RaShelle at A No. 2 pencil stat! asked the question, "Where do you draw your inspiration?".
In Bridge Across Forever, Richard Bach (one of my favorite authors) shares the following :
What was the question? ...Oh. Where do I get my crazy ideas? Answer: sleep-fairy, walk-fairy, shower-fairy. Book-fairy. And in these last few years, from my wife. Now when I have questions I ask her and she tells me the answer. If you haven't already, I'd suggest you want to find your soulmate, as soon as you can. Next question?I've always loved this answer, because it's pretty much true for me, too. (The fairy part, not the soulmate part, I'm mateless at the moment.) I just have to pay attention and listen.
The title for my current wip, Churches, Chickens and ChiChi's came to me while driving, from the car fairy, one word at a time. The day the third word fell in to place, I was driving home from a seminar and by the time I reached the house, I had the premise, the main character, several of the supporting characters and much of the storyline. Thank you, car fairy!

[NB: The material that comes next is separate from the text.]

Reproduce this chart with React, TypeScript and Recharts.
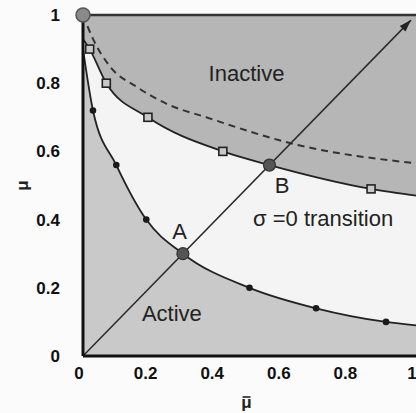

I'm now a third of the way through the first draft of that novel, a southern women's fiction with a big smattering of romance and some rauch. As I've mentioned a time or two, I don't multitask well, so when the idea for a new novel, in a totally different genre starting niggling at me a few days ago (during meditation), I told the meditation fairy, "thank you for sharing" and wrote the idea down for later. Later being when I'm done with this first draft.
Today, while sitting for meditation, lo and behold, instead of giving me more insight on where to take my current wip, little niggle insisted on being heard and handed me the premise, the main character, several of the supporting characters and much of the storyline for Novel Two. And it's SciFi. Go figure. Thank you, meditation fairy!
Which brings me to a post by Roland Yeomans at Writing in the Crosshairs a week or so ago. He said he writes in the genres that most influenced him as a child and asked what books we had read back then and whether we find that same corollary in our own writing.
At first, I had a hard time remembering what I'd read (after all, that was a long time ago and I was an avid reader from the time I first started putting sentences together). But his question engaged my rememberer, and I realized that my reads were all over the place. I genre-hopped like crazy. If it looked interesting, I would read it, even when the subject matter was way over my head.
But I was pretty sure I had not read any southern women's fiction or 'romance' back then (though every good novel has a smattering of romance).
Now I get it. Heaven help us. I started out reading all over the place so it's not unlikely that I would write all over the place. The trick will be to have some common thread because I'm pretty sure agents and publishers frown on genre-hopping.
Does Roland's theory hold true for you in your writing? Any words of wisdom out there for a genre-hopping crazy lady?
6 comments:
Ignore genre completely and just write whatever seems like a good story?
Hey Olivia! Nice to meet you! I'm a newb, too, just barely enough to say I even have a WIP. As for your question, I'd say yes. Roland is WISE. I'm enjoying reading your blog, you have a great sense of humor. Happy Monday!
Hey Olivia! Nice to meet you! I'm a newb, too, just barely enough to say I even have a WIP. As for your question, I'd say yes. Roland is WISE. I'm enjoying reading your blog, you have a great sense of humor. Happy Monday!
Stu, thank you, I will. Because you said so and because I must do what the muse says or she'll run away and leave me alone. That would never do. :)
Words Crafter, welcome! I'd been reading your comments on other blogs. I'm so glad to have you here and glad to know someone as new as me. There is so much to see and learn from the host of amazing writers in this beautiful blogverse.
BTW, I clicked over to your blog and followed after reading your comment to Christi about birthdays. I like your sense of humor, too!
~Olivia
Sounds like Roland's got something there. I was heavy into sci-fi and adventure when I was a kid. So I combined 'em in my novel(s). My short stories are turning out that way too. No wonder the satires and the rom-coms I'm trying to write feel so forced! Though I might just be spreading my brain too thin...
I too can identify with the 3 a.m. epiphany. I'll bolt upright in bed or have to pull the car over and jot down some notes. I still have yet to gain as much insight as you have, though...plot, premise, story, characters in one fell swoop! I hope you never lose that gift...
Postman, gosh, me too! Isn't that a cool insight, writing what we read as a child? Roland rocks. If you haven't already connected with him, skip on over to his blog. He's an amazing writer, plus, I learn something new from him every day.